Jameson offers a couple very good points:
There are MANY ways to commit fraud.
MANY methods are susceptible, including Plurality.
Dave Ketchum
On May 4, 2011, at 12:39 PM, Jameson Quinn wrote:
Unfortunately, there is no task that you can manually ask the voters
to do, which won't lead to unacceptably high levels of spoiled
ballots. My ballot doesn't count because I didn't vote against
Wingnut Moonbat? Or because I didn't count up my approvals
correctly? Once I failed to win a competition because I incorrectly
counted and self-reported my score. Since it was a math competition,
perhaps that was just. But voting is not a math competition; spoiled
votes should be avoided.
So, you need some ballot integrity process which is separate from
the voting system used. It could be automatic photos of the ballot;
it could be machine-marked-voter-verified-paper-ballots; it could be
some kind of transparent sticker or other surface treatment; it
could be multiple custody throughout the ballot's lifetime (never
let anyone alone with them); or many other things.
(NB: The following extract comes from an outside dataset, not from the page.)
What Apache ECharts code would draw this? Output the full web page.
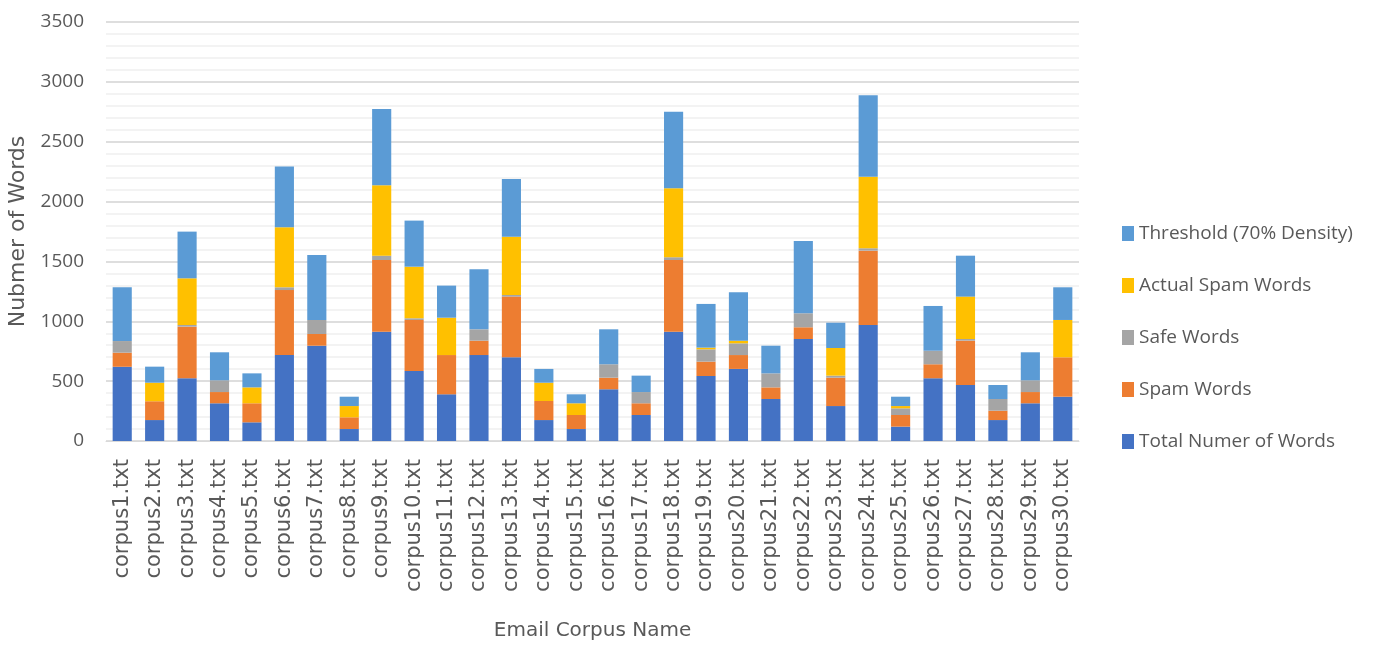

Note that such a system is just as necessary for plurality, or
approval with a requirement to vote against, or whatever. I can just
as easily commit fraud by spoiling my opponents' votes as by adding
votes for me.
Jameson
2011/5/4 Dave Ketchum <[email protected]>
Agreed that the warning about "fraudprone" is valid. Rather than
the labor-intensive change I see below, I would simply require the
voter to indicate quantity of approvals.
Dave Ketchum
On May 4, 2011, at 3:14 AM, ⸘Ŭalabio‽ wrote:
2011-05-04T05:48:15Z, “Matt Welland” <[email protected]>:
I think it is within reach for us to change this bad
situation but we need the experts (you) to accept that the world
isn't ready for the perfect solution and drive hard for the most
achievable and pragmatic solution. Please consider getting behind
Approval voting and to stop confusing the politicians and public
with complicated ideas. Repeat this everywhere: Approval good,
plurality bad, IRV worse.
I know that we must focus like a laser. I point out that
plurality and IRV are bad. I advocate approval with a twist:
The ballot like thus, is fraudprone:
[ ] Candidate A
[ ] Candidate B
[ ] Candidate C
[ ] Candidate D
[ ] Candidate E
[ ] Candidate F
[ ] Candidate G
[ ] Candidate H
[ ] Candidate I
[ ] Candidate J
[ ] Candidate K
[ ] Candidate L
[ ] Candidate M
[ ] Candidate N
[ ] Candidate O
[ ] Candidate P
[ ] Candidate Q
[ ] Candidate R
[ ] Candidate S
[ ] Candidate T
[ ] Candidate U
[ ] Candidate V
[ ] Candidate W
[ ] Candidate X
[ ] Candidate Y
[ ] Candidate Z
Because a supporter of O can approval O after the ballots are
cast on every ballot not already approving O. This is better:
Instructions
One must either approve [+] or reject [-] every candidate or
the ballot is considered spoiled.
[+] [-] Candidate A
[+] [-] Candidate B
[+] [-] Candidate C
[+] [-] Candidate D
[+] [-] Candidate E
[+] [-] Candidate F
[+] [-] Candidate G
[+] [-] Candidate H
[+] [-] Candidate I
[+] [-] Candidate J
[+] [-] Candidate K
[+] [-] Candidate L
[+] [-] Candidate M
[+] [-] Candidate N
[+] [-] Candidate O
[+] [-] Candidate P
[+] [-] Candidate Q
[+] [-] Candidate R
[+] [-] Candidate S
[+] [-] Candidate T
[+] [-] Candidate U
[+] [-] Candidate V
[+] [-] Candidate W
[+] [-] Candidate X
[+] [-] Candidate Y
[+] [-] Candidate Z
Now the ballots are resistant to manipulation after voting.
This format is human/machine-readable.